Your guide to internet privacy

Cloud Storage

Encrypt Your Cloud Files

Cloud storage providers (Dropbox, Google Drive, OneDrive) have access to your files unless you encrypt them first. Even providers who claim “end-to-end encryption” may hold keys.

Solution: Encrypt files locally before uploading.


Cryptomator

Cryptomator — free, open source, client-side encryption for cloud storage.

How It Works

Cryptomator creates an encrypted vault in your cloud folder. Files are encrypted individually before upload. The vault appears as a virtual drive on your computer.

Install

# Ubuntu/Debian
add-apt-repository ppa:sebastian-stenzel/cryptomator
apt update
apt install cryptomator

# AppImage (universal Linux)
wget https://github.com/cryptomator/cryptomator/releases/latest/download/cryptomator-*.AppImage
chmod +x cryptomator-*.AppImage
./cryptomator-*.AppImage

Windows, macOS, iOS, Android: download from cryptomator.org/downloads/

Usage

  1. Create a new vault inside your Dropbox/Google Drive/OneDrive folder
  2. Set a strong passphrase (use BitWarden to store it)
  3. Unlock the vault — it appears as a drive letter/mount point
  4. Copy files into the virtual drive
  5. Lock the vault when done

Cloud provider sees only encrypted data. Without your passphrase, files are unreadable.


Boxcryptor

Boxcryptor — similar to Cryptomator, commercial (free tier available).

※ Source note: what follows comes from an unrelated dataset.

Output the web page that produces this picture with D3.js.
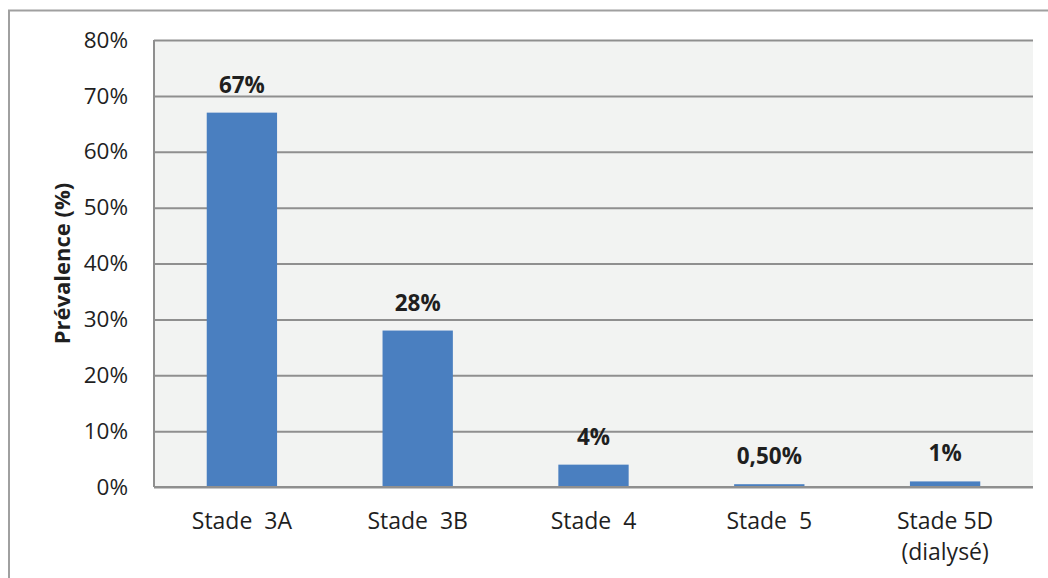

Works with: Dropbox, Google Drive, OneDrive, Box, and others.

Note: Boxcryptor was acquired by Dropbox in 2022. Some users have moved to Cryptomator as a result.


Self-Hosted Alternatives

If you prefer to control your own cloud:

Service Notes
Nextcloud Full-featured self-hosted cloud
Syncthing Peer-to-peer sync, no central server
Seafile Fast, built-in encryption

Nextcloud with end-to-end encryption enabled gives full control over your data.